#4 Extreme Event Attribution (EEA)



This week I spoke with Dr Chris Brierley, climatologist and lecturer at UCL. He said that if I was ever going to answer the question I asked two posts ago, “if we are changing the climate, are we similarly changing the weather?” I would have to explore the science of Extreme Event Attribution (EEA). So, here we go:

In 2004, Dr. Stott and his colleagues at the UK Met Office published a paper in Nature proving that climate change had doubled the chances of the record-breaking 2003 European heat wave, killing many tens of thousands of lives.


Stott et al., 2004: Human contribution to the European heatwave of 2003


This marked the birth of EEA - developed to assess the level to which we as humans are influencing extreme events. The Bulletin of the American Meteorological Society (BAMS) was set up, annually dedicating a special issue to the extreme event attribution studies that were carried out the previous year. It was sifting through these publications, that I found a key question that I am desperate to explore and I will use it to frame my future research and blogs:

“How important is human-induced climate change in increasing the probability and/or intensity of extreme events?”  

“How does it work?!” – I hear you ask

EEA investigates the many different possible factors influencing extreme events and attempts to quantify their relative importance.These are carried out either using observational data, for example precipitation data collected from a fixed station, or by using climate model simulations of the possible weather in the current climate. More often than not, both these two methods are actually used in conjunction in a ‘multi-method’ approach which can sometimes be the only way to assess confidence. It must be noted, however, that results from these different methods, in fact even between different model simulations in the same study, may not match statistically, making them harder to compare.

Where do we stand?

1. There is varying attribution confidence for each 'type' of extreme weather

There are 3 KEY elements needed for conducting a reliable attribution study, summarised in the table below, and, well, quite simply if you don't have all three then your attribution won't be so "top-notch let's publish it asap": you need good modelling, a high quality observational record and a strong background in the science behind the event (...oh and not to mention lots of money and resources to actually run the models which can run over 1000 times just to show the effects of the changes of one variable like CO2. 


Source : NOAA 2016 - Assessment of state of event attribution science for different extreme event types


Extreme heat events, for example, are one of the easiest events to attribute as they fit all the three criteria and as a result are the most published.

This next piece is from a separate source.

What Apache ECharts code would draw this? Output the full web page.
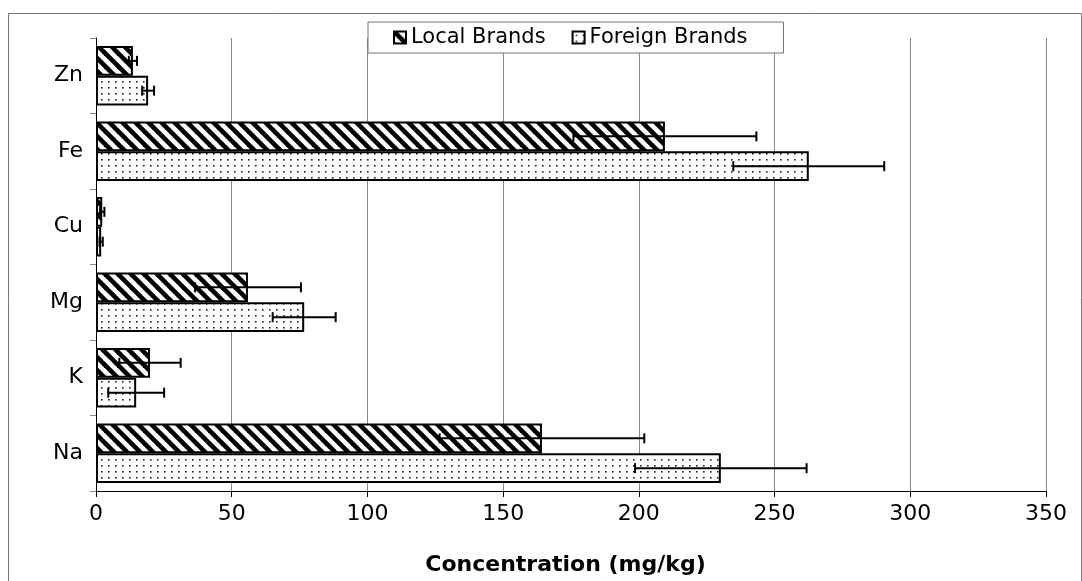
<!DOCTYPE html>
<html>
<head>
<meta charset="utf-8">
<script src="https://cdn.jsdelivr.net/npm/echarts@6/dist/echarts.min.js"></script>
<style>
html,body{margin:0;padding:0;background:#fff;}
#chart{width:1082px;height:581px;}
</style>
</head>
<body>
<div id="chart"></div>
<script>
const categories = ['Na', 'K', 'Mg', 'Cu', 'Fe', 'Zn'];
const localValues = [164.3, 19.9, 56, 2.3, 209.6, 13.6];
const localErrors = [37.7, 11.3, 19.5, 0.8, 33.7, 1.5];
const foreignValues = [230.2, 14.8, 76.7, 1.9, 262.6, 19.2];
const foreignErrors = [31.6, 10.3, 11.6, 0.6, 27.8, 2.2];
const xTicks = [0, 50, 100, 150, 200, 250, 300, 350];

function hatchPattern() {
  const s = 13;
  const c = document.createElement('canvas');
  c.width = s; c.height = s;
  const g = c.getContext('2d');
  g.fillStyle = '#fff';
  g.fillRect(0, 0, s, s);
  g.strokeStyle = '#000';
  g.lineWidth = 4.6;
  for (let k = -1; k <= 1; k++) {
    g.beginPath();
    g.moveTo(k * s - 2, -2);
    g.lineTo(k * s + s + 2, s + 2);
    g.stroke();
  }
  return c;
}
function dotPattern() {
  const c = document.createElement('canvas');
  c.width = 7; c.height = 6;
  const g = c.getContext('2d');
  g.fillStyle = '#fff';
  g.fillRect(0, 0, 7, 6);
  g.fillStyle = '#222';
  g.fillRect(3, 3, 1.6, 1.6);
  return c;
}

const BAR_CAT_GAP = 0.21;
const font = 'DejaVu Sans, Liberation Sans, Arial, sans-serif';

function errorItem(isLocal) {
  return function (params, api) {
    const cat = api.value(0);
    const val = api.value(1);
    const err = api.value(2);
    const center = api.coord([0, cat]);
    const band = api.size([0, 1])[1];
    const bw = band * (1 - BAR_CAT_GAP) / 2;
    const cy = center[1] + (isLocal ? -bw / 2 : bw / 2);
    const x1 = api.coord([val - err, cat])[0];
    const x2 = api.coord([val + err, cat])[0];
    const cap = 5;
    const style = { stroke: '#000', lineWidth: 2 };
    return {
      type: 'group',
      children: [
        { type: 'line', shape: { x1: x1, y1: cy, x2: x2, y2: cy }, style: style },
        { type: 'line', shape: { x1: x1, y1: cy - cap, x2: x1, y2: cy + cap }, style: style },
        { type: 'line', shape: { x1: x2, y1: cy - cap, x2: x2, y2: cy + cap }, style: style }
      ]
    };
  };
}

const chart = echarts.init(document.getElementById('chart'), null, { renderer: 'canvas' });
const hatch = { image: hatchPattern(), repeat: 'repeat' };
const dots = { image: dotPattern(), repeat: 'repeat' };

chart.setOption({
  animation: false,
  backgroundColor: '#fff',
  textStyle: { fontFamily: font },
  graphic: [
    { type: 'polyline', shape: { points: [[8.5, 590], [8.5, 13.5], [1081.5, 13.5], [1081.5, 590]] },
      style: { stroke: '#777', lineWidth: 1, fill: null }, z: -10, silent: true }
  ],
  legend: {
    top: 22,
    left: 368,
    data: ['Local Brands', 'Foreign Brands'],
    icon: 'rect',
    backgroundColor: '#fff',
    borderColor: '#777',
    borderWidth: 1,
    padding: [5, 36, 5, 25],
    itemGap: 26,
    itemWidth: 12,
    itemHeight: 12,
    itemStyle: { borderColor: '#000', borderWidth: 2 },
    textStyle: { fontSize: 21, color: '#000', fontFamily: font },
    z: 20
  },
  grid: { left: 96, right: 36, top: 38, bottom: 88, containLabel: false },
  xAxis: {
    type: 'value',
    min: 0, max: 350, interval: 50,
    name: 'Concentration (mg/kg)',
    nameLocation: 'middle',
    nameGap: 63,
    nameTextStyle: { fontSize: 22, fontWeight: 'bold', color: '#000', fontFamily: font, padding: [0, 11, 0, 0] },
    axisLine: { show: true, lineStyle: { color: '#000', width: 1 } },
    axisTick: { show: true, length: 6, lineStyle: { color: '#000' } },
    axisLabel: { fontSize: 22, color: '#000', margin: 12, fontFamily: font,
      formatter: function (v) { return xTicks.indexOf(v) >= 0 ? String(v) : ''; } },
    splitLine: { show: true, lineStyle: { color: '#888', width: 1 } }
  },
  yAxis: {
    type: 'category',
    data: categories,
    axisLine: { show: true, lineStyle: { color: '#000', width: 1 } },
    axisTick: { show: true, length: 6, lineStyle: { color: '#888' } },
    axisLabel: { fontSize: 22, color: '#000', margin: 13, fontFamily: font },
    splitLine: { show: false }
  },
  series: [
    {
      name: 'Local Brands', type: 'bar', data: localValues,
      barGap: '0%', barCategoryGap: (BAR_CAT_GAP * 100) + '%',
      itemStyle: { color: hatch, borderColor: '#000', borderWidth: 2 }
    },
    {
      name: 'Foreign Brands', type: 'bar', data: foreignValues,
      barGap: '0%', barCategoryGap: (BAR_CAT_GAP * 100) + '%',
      itemStyle: { color: dots, borderColor: '#000', borderWidth: 2 }
    },
    {
      name: 'localErr', type: 'custom', z: 10,
      renderItem: errorItem(true),
      encode: { x: 1, y: 0 },
      data: categories.map((c, i) => [i, localValues[i], localErrors[i]])
    },
    {
      name: 'foreignErr', type: 'custom', z: 10,
      renderItem: errorItem(false),
      encode: { x: 1, y: 0 },
      data: categories.map((c, i) => [i, foreignValues[i], foreignErrors[i]])
    }
  ]
});
</script>
</body>
</html>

Sun et al., 2014: shows the relationship between anomalies of the number of heat wave days and of summer mean temperatures in Eastern China


However, other extreme events like extra/tropical cyclones and severe convective storms (e.g. tornadoes) are influenced by a far more complex combination of variables so their physical mechanisms, in context to climate change, are not so well-understood. Additionally, the sporadic nature of their occurrence means they have a far lower quality/length of observational record, making them even more difficult to model. I wanted to find out more about this, so I asked Tornado-Titans, my favourite Instagram account (who happen to be doing my dream job chasing and documenting tornadoes) whether they were experiencing these issues:
2. Involvement of other forcings

When studying the relative role of anthropogenic forcings, the researchers also need to understand the many other factors at play in producing the extreme event. This includes both natural variations that would be present even without climate change, and other human-caused factors.

For example, wildfires are linked to climate change, however, the risk of fire is also linked to past forest management, natural climate variability, human activity within the forest etc.



3. Framing the research

One of the biggest and most recent controversies over research framing was brought to my attention by Dr Brierley; papers studying the 2011-2015 droughts in California had different phrasing of research questions:


  • The paper in which the research question focussed only on the role of precipitation deficit in causing the drought found little to no anthropogenic influence.
  • However, the papers that broadened their research questions to studying the effects of both precipitation deficit and high temperature did.

In terms of statistical reliability, all were significantly confident in answering the questions they had set, but how can papers proving very different answers all be right?

Even within the same paper, attribution questions have to be framed differently for each methodology used. As the field is relatively new, there are still differing opinions on how to conduct and interpret attribution investigations. In fact, even defining what makes "EXTREME" weather is debated, and Jack Wharton does an excellent blog post on this if you fancy a follow-up!

4. Selection bias 

This does not affect the validity of an attribution case individually BUT is relevant when conducting a meta-analysis across a range of studies. These include things like studying events with an expected strong anthropogenic influence (choice bias), shown by the distorted proportion of BAMS papers of 2015 on 'heat' related topics; or choosing events of interest to the analyst such as those funded by stakeholders in wealthier countries, exemplified by the bias number of studies on cyclones hitting the coastal cities of the US (type bias). 


It is clear that at the moment it is not possible to definitively answer how climate change is impacting all weather events...but challenges aside, the progress that has been made in such a short amount of time from the first EEA paper is pretty impressive.